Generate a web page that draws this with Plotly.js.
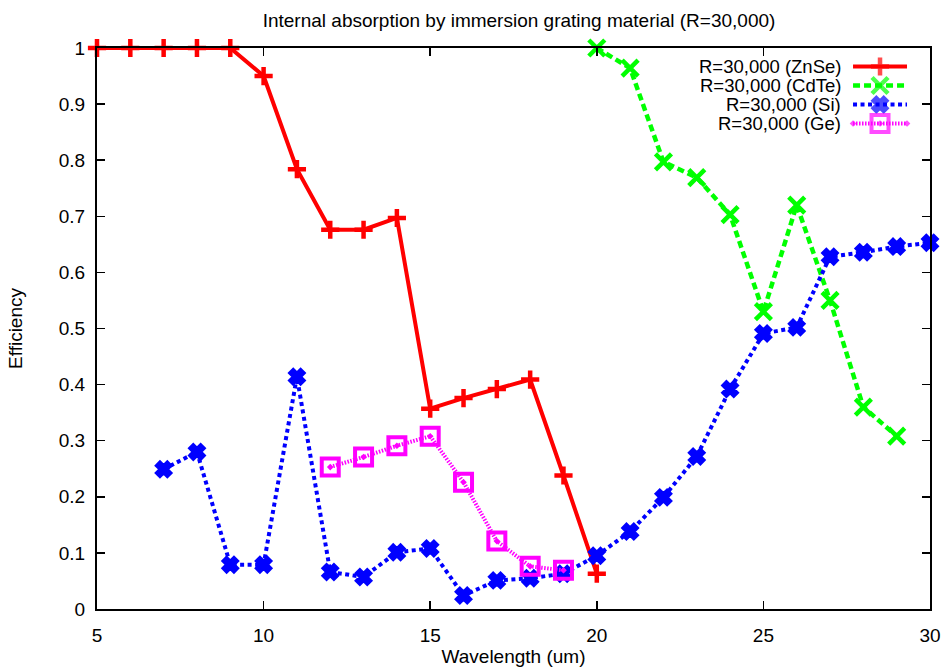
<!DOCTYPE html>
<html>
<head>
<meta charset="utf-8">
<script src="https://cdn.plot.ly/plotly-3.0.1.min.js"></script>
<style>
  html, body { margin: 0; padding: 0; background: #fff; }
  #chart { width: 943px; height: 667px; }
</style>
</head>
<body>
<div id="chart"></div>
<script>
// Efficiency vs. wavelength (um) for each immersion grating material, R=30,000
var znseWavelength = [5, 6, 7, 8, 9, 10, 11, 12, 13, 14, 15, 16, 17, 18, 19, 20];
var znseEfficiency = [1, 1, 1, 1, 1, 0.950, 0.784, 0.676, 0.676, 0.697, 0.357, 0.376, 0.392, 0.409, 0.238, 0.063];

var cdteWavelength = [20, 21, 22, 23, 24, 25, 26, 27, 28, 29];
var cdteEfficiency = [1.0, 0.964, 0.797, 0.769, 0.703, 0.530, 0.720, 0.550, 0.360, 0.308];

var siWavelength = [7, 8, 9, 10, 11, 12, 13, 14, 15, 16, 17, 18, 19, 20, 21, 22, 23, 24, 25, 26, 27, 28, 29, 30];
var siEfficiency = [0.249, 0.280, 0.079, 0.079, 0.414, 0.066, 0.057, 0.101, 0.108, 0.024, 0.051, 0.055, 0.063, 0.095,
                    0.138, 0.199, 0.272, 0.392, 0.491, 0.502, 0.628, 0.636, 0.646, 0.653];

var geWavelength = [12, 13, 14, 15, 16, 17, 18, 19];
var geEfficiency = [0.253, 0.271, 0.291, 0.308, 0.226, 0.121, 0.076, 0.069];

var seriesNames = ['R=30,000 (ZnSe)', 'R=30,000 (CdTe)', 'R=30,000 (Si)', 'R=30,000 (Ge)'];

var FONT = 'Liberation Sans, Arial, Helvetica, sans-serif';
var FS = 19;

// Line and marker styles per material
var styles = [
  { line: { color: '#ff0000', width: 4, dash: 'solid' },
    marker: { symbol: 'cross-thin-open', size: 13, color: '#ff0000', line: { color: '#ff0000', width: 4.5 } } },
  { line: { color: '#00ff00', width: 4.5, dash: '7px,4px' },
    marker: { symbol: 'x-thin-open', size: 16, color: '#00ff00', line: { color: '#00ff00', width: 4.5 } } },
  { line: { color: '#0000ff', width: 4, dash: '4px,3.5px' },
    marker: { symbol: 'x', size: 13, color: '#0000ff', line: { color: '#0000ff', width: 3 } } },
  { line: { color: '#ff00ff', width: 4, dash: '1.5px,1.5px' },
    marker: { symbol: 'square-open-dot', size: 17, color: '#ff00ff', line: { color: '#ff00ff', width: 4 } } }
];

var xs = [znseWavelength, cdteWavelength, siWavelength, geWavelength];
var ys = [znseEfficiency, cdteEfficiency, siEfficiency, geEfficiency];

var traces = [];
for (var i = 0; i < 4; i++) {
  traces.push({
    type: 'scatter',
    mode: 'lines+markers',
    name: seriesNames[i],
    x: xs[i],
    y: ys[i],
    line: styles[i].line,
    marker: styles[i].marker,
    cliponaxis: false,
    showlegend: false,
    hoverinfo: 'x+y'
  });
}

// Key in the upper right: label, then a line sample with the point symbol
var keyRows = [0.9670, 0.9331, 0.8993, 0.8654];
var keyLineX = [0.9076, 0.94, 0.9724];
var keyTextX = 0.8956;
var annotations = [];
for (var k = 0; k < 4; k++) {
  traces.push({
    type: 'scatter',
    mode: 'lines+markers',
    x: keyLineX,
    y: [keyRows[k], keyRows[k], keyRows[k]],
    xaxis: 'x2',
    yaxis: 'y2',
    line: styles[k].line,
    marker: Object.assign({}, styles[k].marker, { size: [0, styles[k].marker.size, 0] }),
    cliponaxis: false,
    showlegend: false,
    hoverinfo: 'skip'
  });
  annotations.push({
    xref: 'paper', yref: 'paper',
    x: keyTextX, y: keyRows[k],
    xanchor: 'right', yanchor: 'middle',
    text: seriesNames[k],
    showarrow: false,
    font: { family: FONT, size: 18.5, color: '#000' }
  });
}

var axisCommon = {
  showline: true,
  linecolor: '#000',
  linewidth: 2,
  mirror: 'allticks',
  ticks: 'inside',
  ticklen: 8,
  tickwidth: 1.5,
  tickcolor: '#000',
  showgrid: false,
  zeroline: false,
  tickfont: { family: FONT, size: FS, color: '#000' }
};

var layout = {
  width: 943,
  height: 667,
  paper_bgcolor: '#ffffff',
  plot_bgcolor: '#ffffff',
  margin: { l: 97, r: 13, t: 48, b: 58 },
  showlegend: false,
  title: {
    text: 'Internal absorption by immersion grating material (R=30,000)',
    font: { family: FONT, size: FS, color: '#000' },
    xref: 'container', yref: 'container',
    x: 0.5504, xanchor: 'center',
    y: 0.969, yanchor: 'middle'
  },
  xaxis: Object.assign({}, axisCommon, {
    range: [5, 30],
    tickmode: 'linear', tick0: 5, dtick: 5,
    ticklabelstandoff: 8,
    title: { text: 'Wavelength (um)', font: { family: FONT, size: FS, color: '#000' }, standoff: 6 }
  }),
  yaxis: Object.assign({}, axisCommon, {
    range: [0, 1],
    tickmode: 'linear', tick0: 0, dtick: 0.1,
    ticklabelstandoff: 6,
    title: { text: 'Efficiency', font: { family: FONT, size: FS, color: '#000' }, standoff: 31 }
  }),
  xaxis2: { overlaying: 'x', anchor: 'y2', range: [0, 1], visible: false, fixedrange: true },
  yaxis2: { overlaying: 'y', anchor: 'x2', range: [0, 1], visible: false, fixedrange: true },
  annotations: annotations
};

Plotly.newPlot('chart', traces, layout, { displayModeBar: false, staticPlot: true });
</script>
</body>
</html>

==============================

■ **Instructions for the task**
Write out again, exactly, the lines from the start of the listing up to the line containing "0.550, 0.360, 0.308];", with both ends and without pictures.

■ **Expected answer**
Generate a web page that draws this with Plotly.js.
<!DOCTYPE html>
<html>
<head>
<meta charset="utf-8">
<script src="https://cdn.plot.ly/plotly-3.0.1.min.js"></script>
<style>
  html, body { margin: 0; padding: 0; background: #fff; }
  #chart { width: 943px; height: 667px; }
</style>
</head>
<body>
<div id="chart"></div>
<script>
// Efficiency vs. wavelength (um) for each immersion grating material, R=30,000
var znseWavelength = [5, 6, 7, 8, 9, 10, 11, 12, 13, 14, 15, 16, 17, 18, 19, 20];
var znseEfficiency = [1, 1, 1, 1, 1, 0.950, 0.784, 0.676, 0.676, 0.697, 0.357, 0.376, 0.392, 0.409, 0.238, 0.063];

var cdteWavelength = [20, 21, 22, 23, 24, 25, 26, 27, 28, 29];
var cdteEfficiency = [1.0, 0.964, 0.797, 0.769, 0.703, 0.530, 0.720, 0.550, 0.360, 0.308];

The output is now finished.